M. Trudeau savait fort bien, en nommant une musulmane pratiquante qui, dans ses écrits et ses prises de parole, n’a jamais été tendre envers le Québec, qu’il allait causer une levée de boucliers dans le Québec francophone non multiculturaliste. Ça a même gueulé dans son caucus québécois. Il n’y a qu’à voir comment Boucar Diouf1 et Maxime Pedneaud-Jobin2, auteurs de textes légitimes sur la nomination de Mme Elghawaby, ont vu des hordes haineuses se déchaîner. Et que dire des réactions du ROC (rest of Canada).

Le PM, habituellement mou et inconséquent, est pourtant, depuis quelque temps, intraitable envers le Québec. Ça commence à ressembler à un leitmotiv, cette façon de surfer sur le néo-Québec bashing, d’entretenir la méfiance, voire la hargne envers une province dépeinte comme colonialiste, raciste, les deux tares suprêmes au pays de l’inclusion identitaire, comme si le ROC y échappait…

Ces gestes sont délibérés et calculés. D’abord la création du poste litigieux, puis la manière de livrer le Québec en pâture aux « québécophobes ». L’idée étant de jouer dans la tête, dans l’image que les Québécois ont d’eux-mêmes, puis surtout, dans celle que le ROC a de nous : des intolérants et des racistes.

Sans compter comment Trudeau est en voie de modifier le tissu social québécois, dans les faits. En laissant les conséquences de l’ouverture massive du chemin Roxham à la charge du Québec, il commet une autre insensibilité.
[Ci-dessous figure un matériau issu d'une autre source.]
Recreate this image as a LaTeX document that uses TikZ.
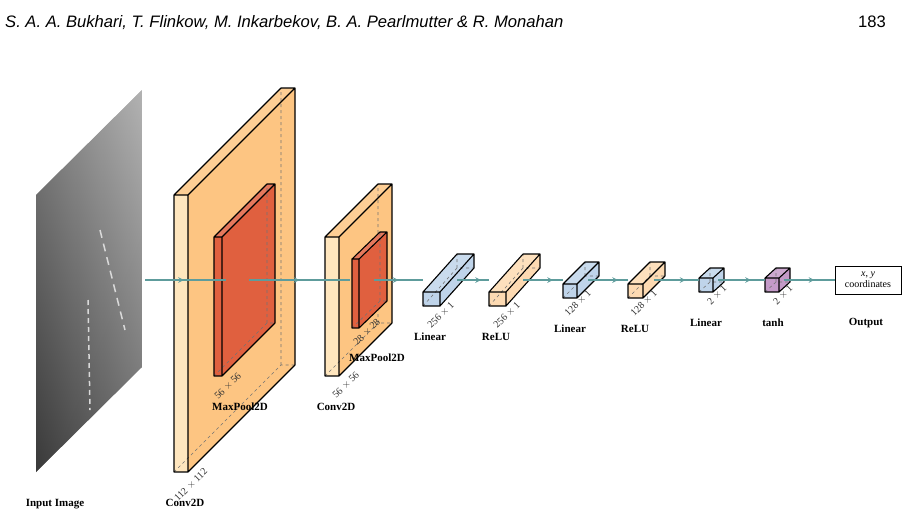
\documentclass[tikz,border=0pt]{standalone}
\usepackage{fontspec}
\setmainfont{Liberation Serif}
\newfontfamily\hdrfont{Liberation Sans}
\usetikzlibrary{calc,decorations.markings}
\definecolor{convfront}{HTML}{FFE6BE}
\definecolor{convside}{HTML}{FDC582}
\definecolor{poolc}{HTML}{E0603F}
\definecolor{linc}{HTML}{BFD4EA}
\definecolor{reluc}{HTML}{FDDAB2}
\definecolor{tanhc}{HTML}{C49AC8}
\definecolor{conn}{HTML}{5E9C9C}
\newcommand\mycub[9]{% name x y w h dx dy front side
 \coordinate (#1A) at (#2,#3);
 \coordinate (#1B) at ($(#1A)+(#4,0)$);
 \coordinate (#1C) at ($(#1B)+(0,#5)$);
 \coordinate (#1D) at ($(#1A)+(0,#5)$);
 \coordinate (#1a) at ($(#1A)+(#6,-#7)$);
 \coordinate (#1b) at ($(#1B)+(#6,-#7)$);
 \coordinate (#1c) at ($(#1C)+(#6,-#7)$);
 \coordinate (#1d) at ($(#1D)+(#6,-#7)$);
 \fill[#9] (#1B)--(#1b)--(#1c)--(#1C)--cycle;
 \fill[#9!85!white] (#1A)--(#1a)--(#1b)--(#1B)--cycle;
 \fill[#8] (#1A)--(#1B)--(#1C)--(#1D)--cycle;
 \draw[hid] (#1D)--(#1d)--(#1c) (#1d)--(#1a);
 \draw[edge] (#1A)--(#1B)--(#1C)--(#1D)--cycle (#1A)--(#1a)--(#1b)--(#1c)--(#1C) (#1B)--(#1b);
}
\tikzset{
 hid/.style={dashed,black!55,line width=0.6pt},
 edge/.style={black,line width=1.1pt,line join=round},
 lab/.style={font=\fontsize{11}{13}\selectfont\bfseries,inner sep=0},
 dim/.style={font=\fontsize{10}{12}\selectfont,rotate=45,inner sep=0,black!80},
 con/.style={conn,line width=1.5pt,postaction={decorate},decoration={markings,mark=at position #1 with {\arrow[conn]{stealth}}}},
 con/.default=0.5
}
\begin{document}
\begin{tikzpicture}[x=1pt,y=-1pt]
\useasboundingbox (0,0) rectangle (917,517);
\node[anchor=base west,inner sep=0,font=\hdrfont\itshape\fontsize{16.6}{18}\selectfont] (hdr) at (5,27) {S. A. A. Bukhari, T. Flinkow, M. Inkarbekov, B. A. Pearlmutter \& R. Monahan};
\node[anchor=base east,inner sep=0,font=\hdrfont\fontsize{16.6}{18}\selectfont] (pg) at (886,27) {183};
% input image
\begin{scope}
\clip (36,195)--(142,90)--(142,367)--(36,472)--cycle;
\shade[left color=black!80,right color=black!40] (36,90) rectangle (142,472);
\shade[top color=black!20,bottom color=black!75,opacity=0.5] (36,90) rectangle (142,472);
\draw[white!85!black,line width=1.5pt,dash pattern=on 5pt off 4pt] (88,300)--(90,410);
\draw[white!85!black,line width=1.5pt,dash pattern=on 8pt off 6pt] (100,230)--(125,330);
\end{scope}
\coordinate (img) at (145,280);
\mycub{cv}{174}{195}{14}{277}{107}{107}{convfront}{convside}
\mycub{mp}{214}{237}{8}{139}{53}{53}{poolc}{poolc}
\mycub{cvb}{325}{237}{14}{139}{53}{53}{convfront}{convside}
\mycub{mpb}{352}{259}{7}{69}{28}{27}{poolc}{poolc}
\coordinate (c1e) at (226,280);
\coordinate (c2s) at (249,280);
\coordinate (c2e) at (350,280);
\coordinate (c3s) at (374,280);
\draw[con=0.48] (img)--(c1e);
\draw[con=0.5] (c2s)--(c2e);
\mycub{l1}{423}{292}{17}{14}{34}{38}{linc}{linc}
\mycub{r1}{489}{292}{17}{14}{34}{38}{reluc}{reluc}
\mycub{l2}{563}{284}{14}{14}{22}{22}{linc}{linc}
\mycub{r2}{628}{284}{15}{14}{22}{22}{reluc}{reluc}
\mycub{l3}{699}{278}{14}{14}{11}{10}{linc}{linc}
\mycub{th}{765}{278}{14}{14}{11}{10}{tanhc}{tanhc}
\node[draw,line width=0.8pt,minimum width=66pt,minimum height=28pt,inner sep=1pt,align=center,font=\fontsize{10}{11}\selectfont] (out) at (868,280) {\textit{x}, \textit{y}\\coordinates};
\coordinate (p1) at (423,280);
\coordinate (p2) at (489,280);
\coordinate (p3) at (563,280);
\coordinate (p4) at (628,280);
\coordinate (p5) at (699,280);
\coordinate (p6) at (765,280);
\coordinate (q1) at (457,280);
\coordinate (q2) at (523,280);
\coordinate (q3) at (588,280);
\coordinate (q4) at (654,280);
\coordinate (q5) at (718,280);
\coordinate (q6) at (784,280);
\draw[con=0.5] (c3s)--(p1);
\draw[con=0.75] (q1)--(p2);
\draw[con=0.75] (q2)--(p3);
\draw[con=0.75] (q3)--(p4);
\draw[con=0.7] (q4)--(p5);
\draw[con=0.7] (q5)--(p6);
\draw[con=0.6] (q6)--(out.west);
\node[lab] (t0) at (55,504) {Input Image};
\node[lab] (t1) at (185,503) {Conv2D};
\node[lab] (t2) at (240,407) {MaxPool2D};
\node[lab] (t3) at (336,407) {Conv2D};
\node[lab] (t4) at (377,358) {MaxPool2D};
\node[lab] (t5) at (430,337) {Linear};
\node[lab] (t6) at (496,337) {ReLU};
\node[lab] (t7) at (570,329) {Linear};
\node[lab] (t8) at (635,329) {ReLU};
\node[lab] (t9) at (706,323) {Linear};
\node[lab] (t10) at (773,323) {tanh};
\node[lab] (t11) at (866,323) {Output};
\node[dim] (d1) at (191,485) {112 $\times$ 112};
\node[dim] (d2) at (228,386) {56 $\times$ 56};
\node[dim] (d3) at (346,385) {56 $\times$ 56};
\node[dim] (d4) at (367,332) {28 $\times$ 28};
\node[dim] (d5) at (441,315) {256 $\times$ 1};
\node[dim] (d6) at (507,315) {256 $\times$ 1};
\node[dim] (d7) at (578,303) {128 $\times$ 1};
\node[dim] (d8) at (644,303) {128 $\times$ 1};
\node[dim] (d9) at (717,295) {2 $\times$ 1};
\node[dim] (d10) at (783,295) {2 $\times$ 1};
\end{tikzpicture}
\end{document}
Il sait qu’il hypothèque des services sociaux, scolaires, des ressources en logement en extrême tension sans en gérer la difficile opérabilité au quotidien.

Il joue sur le sens de l’accueil pourtant proverbial des Québécois, nous fait passer (et le gouvernement Legault) pour un peuple hostile à l’immigration, alors que c’est faux, et qu’il serait bien temps que le fédéral, même s’il paye une substantielle partie de la facture générée, voie son sens des responsabilités l’emporter sur son cynisme.

Alors, en grand architecte, goguenard, Justin Trudeau observe le résultat de ses actes délibérés. Le terrain est dévasté. Un double fossé a été ouvert : entre les musulmans et les autres Québécois, entre le Québec et le Canada.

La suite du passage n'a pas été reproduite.